One of them was Texas, the lodestar of the gun-rights movement today. But as the Lone Star governor said in 1893, “the mission of the concealed weapon is murder. To check it is the duty of every self-respecting, law abiding man.”
Saul Cornell, the Paul and Diane Guenther Chair in American History at Fordham University, made a very similar argument in The Daily Beast on December 18:
A cursory look at the history of the Second Amendment shows that regulation was a central part of its rationale—putting “well regulated” at the very start of the amendment was no accident. For instance, starting in the colonial period, states enacted a variety of “safe-storage” measures to deal with the danger posed by stored gunpowder. A 1786 law went as far as prohibiting the storage of a loaded gun in any building in Boston. Up until the 1980s, there was no “individual-rights” theory of the Second Amendment.

See also Jeffrey Toobin in The New Yorker, December 18.


Cornell (as does Zimmerman) quotes this interesting statement from conservative chief justice Warren Burger:
As late as 1991, former Supreme Court chief justice Warren Burger famously called the idea of an individual right to bear arms “one of the greatest pieces of fraud—I repeat the word ‘fraud’—on the American public by special-interest groups that I have ever seen in my lifetime.”
Indeed, Cornell, Toobin and Zimmerman all credit  (or blame) the National Rifle Association (NRA) for creating the political movement to change the Court's interpretation and make gun ownership an individual right. 

Cornell points out that the Court's recent cases, especially Heller, are clearly not grounded in the original intent of the Founding Fathers:
[Justice] Scalia produced a pompous, error-filled opinion that has done more to discredit his beloved originalism than a generation of liberal academics ever could. Even leading conservative legal scholars have harshly criticized the ruling: federal judge Richard Posner said most professional historians reject Scalia’s historical analysis in the case, and described Scalia’s jurisprudence as “incoherent”.
See also this Harvard Law Review article by Reva B. Siegel.

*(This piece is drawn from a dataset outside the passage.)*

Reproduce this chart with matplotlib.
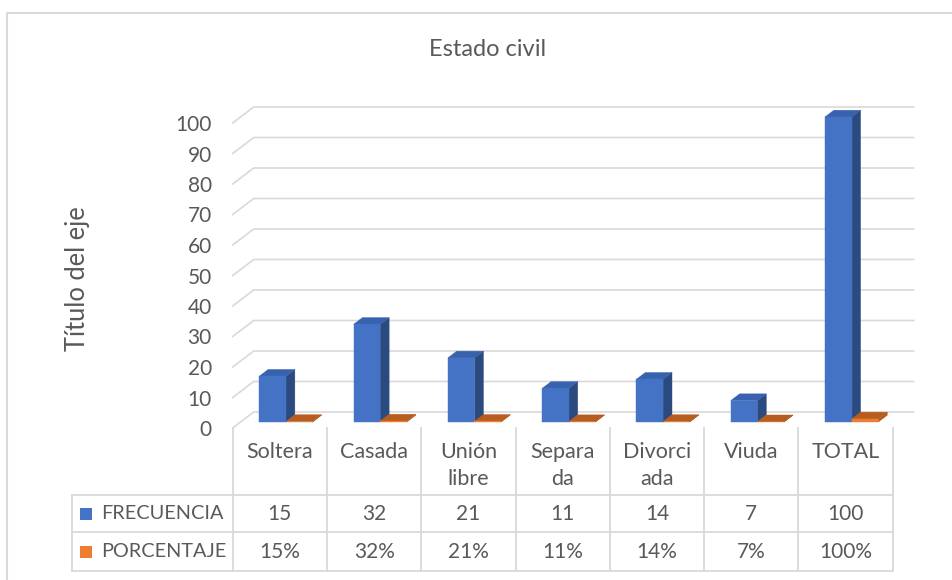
import numpy as np
import matplotlib
matplotlib.use("Agg")
import matplotlib.pyplot as plt
from matplotlib.patches import Polygon, Rectangle

plt.rcParams['font.family'] = ['Lato', 'DejaVu Sans']

# data
categorias = ["Soltera", "Casada", "Unión\nlibre", "Separa\nda", "Divorci\nada", "Viuda", "TOTAL"]
frecuencia = [15, 32, 21, 11, 14, 7, 100]
porcentaje = [0.15, 0.32, 0.21, 0.11, 0.14, 0.07, 1.00]
porcentaje_txt = ["15%", "32%", "21%", "11%", "14%", "7%", "100%"]
yticks = list(range(0, 101, 10))

TXT = "#595959"
GRID = "#D9D9D9"
FS = 15

W, H = 952, 580
fig = plt.figure(figsize=(W / 100, H / 100), dpi=100)

# main axes = front plane of the 3D chart
x_l, x_r = 232.7, 892.7
y_b, y_t = 428, 123
ax = fig.add_axes([x_l / W, 1 - y_b / H, (x_r - x_l) / W, (y_b - y_t) / H])
n = len(categorias)
ax.set_xlim(0, n)
ax.set_ylim(0, 100)
for s in ax.spines.values():
    s.set_visible(False)
ax.set_xticks([])
ax.set_yticks(yticks)
ax.tick_params(axis='y', length=0, pad=15, labelsize=FS, labelcolor=TXT)
ax.patch.set_alpha(0)

# depth offset of the back wall, in data units
DX = 21 / ((x_r - x_l) / n)
DY = 16 / ((y_b - y_t) / 100)

for k in yticks:
    ax.plot([0, DX, n + DX], [k, k + DY, k + DY], color=GRID, lw=1.2,
            clip_on=False, zorder=1)


def bar3d(x0, x1, v, d0, d1, front, side, top):
    pts_front = [(x0 + d0 * DX, d0 * DY), (x1 + d0 * DX, d0 * DY),
                 (x1 + d0 * DX, v + d0 * DY), (x0 + d0 * DX, v + d0 * DY)]
    pts_side = [(x1 + d0 * DX, d0 * DY), (x1 + d1 * DX, d1 * DY),
                (x1 + d1 * DX, v + d1 * DY), (x1 + d0 * DX, v + d0 * DY)]
    pts_top = [(x0 + d0 * DX, v + d0 * DY), (x1 + d0 * DX, v + d0 * DY),
               (x1 + d1 * DX, v + d1 * DY), (x0 + d1 * DX, v + d1 * DY)]
    for pts, c in ((pts_side, side), (pts_top, top), (pts_front, front)):
        ax.add_patch(Polygon(pts, closed=True, facecolor=c, edgecolor=c,
                             lw=0.3, clip_on=False, zorder=3))


g0 = 0.198
bw = 0.283
d0, d1 = 0.375, 0.80
for i in range(n):
    bar3d(i + g0, i + g0 + bw, frecuencia[i], d0, d1,
          "#4472C4", "#2B4A80", "#3862AE")
    bar3d(i + g0 + bw, i + g0 + 2 * bw, porcentaje[i], d0, d1,
          "#ED7D31", "#B35A1F", "#B85D20")

ax.set_ylabel("Título del eje", fontsize=18.4, color=TXT)
ax.yaxis.set_label_coords(78 / W, 1 - 279 / H, transform=fig.transFigure)
ax.yaxis.label.set_verticalalignment('center')

# overlay in pixel coordinates for table, title, border
ov = fig.add_axes([0, 0, 1, 1])
ov.set_xlim(0, W)
ov.set_ylim(H, 0)
ov.axis('off')
ov.patch.set_alpha(0)

# chart border
ov.plot([7, 7, W], [H, 13, 13], color=GRID, lw=1.5)

ov.text(488, 50, "Estado civil", ha='center', va='center', fontsize=17, color=TXT)

# data table
col_w = (x_r - x_l) / n
cols = [x_l + col_w * i for i in range(n + 1)]
t_left = 72.3
rows = [495, 532, 571]
for y in rows:
    ov.plot([t_left, x_r], [y, y], color=GRID, lw=1.3)
for x in cols:
    ov.plot([x, x], [428, rows[-1]], color=GRID, lw=1.3)
ov.plot([t_left, t_left], [rows[0], rows[-1]], color=GRID, lw=1.3)

for i, c in enumerate(categorias):
    cx = cols[i] + col_w / 2
    ov.text(cx, 442, c, ha='center', va='top', fontsize=15.5, color=TXT,
            linespacing=1.42)
    ov.text(cx, (rows[0] + rows[1]) / 2, str(frecuencia[i]), ha='center',
            va='center', fontsize=FS, color=TXT)
    ov.text(cx, (rows[1] + rows[2]) / 2, porcentaje_txt[i], ha='center',
            va='center', fontsize=FS, color=TXT)

series = [("FRECUENCIA", "#4472C4"), ("PORCENTAJE", "#ED7D31")]
for j, (name, col) in enumerate(series):
    yc = (rows[j] + rows[j + 1]) / 2
    ov.add_patch(Rectangle((80, yc - 6), 12, 12, facecolor=col, edgecolor='none'))
    ov.text(101, yc, name, ha='left', va='center', fontsize=14.3, color=TXT)

fig.savefig("out.png", dpi=100)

In any case, virtually all the legal analysts agree that even if individuals now have a right to bear arms under the Second Amendment, it is certainly not an absolute right that trumps other freedoms. America is a land of free speech, but the First Amendment does not allow anyone to yell "fire!" falsely in a crowded theater, incite illegal activity, defame others, publish obscenity, utilize false and deceptive commercial advertizing, etc.

Thus, the federal government surely has the constitutional power to ban assault weapons, as it has done previously, limit the number of bullets in a magazine, tax ammunition, close the gun show loophole on background checks, etc.

Stanford Law professor John Donohue explains the effectiveness of Australia's set of gun policy reforms after a horrific gun massacre in 1996 that left 35 dead:
The Australian federal government persuaded all states and territories to implement tough new gun control laws. Under the National Firearms Agreement (NFA), firearms legislation was tightened throughout the country. National registration of guns was imposed and it became illegal to hold certain long guns that might be used in mass shootings.

The gun ban was backed up by a mandatory buy-back program that substantially reduced gun possession in Australia.

The effect was that both gun suicides and homicides (as well as total suicides and homicides) fell. Importantly, while there were 13 mass shootings in Australia during the period of 1979--96, there have been none in the sixteen years since.
Australia's policy, by the way, was changed under the political leadership of Prime Minister John Howard, a self-described conservative.

As Peter Bergen wrote for CNN this week, gun violence can be viewed as a national security issue. Since the 9/11 attacks, jihadi terrorists have killed 17 Americans in the US, while "88,000 Americans died in gun violence from 2003 and 2010." The numbers are actually lower because of improved medical treatment in U.S. hospitals -- "the number of people seriously injured in gun-related violent incidents has actually gone up almost 50 percent in the past decade."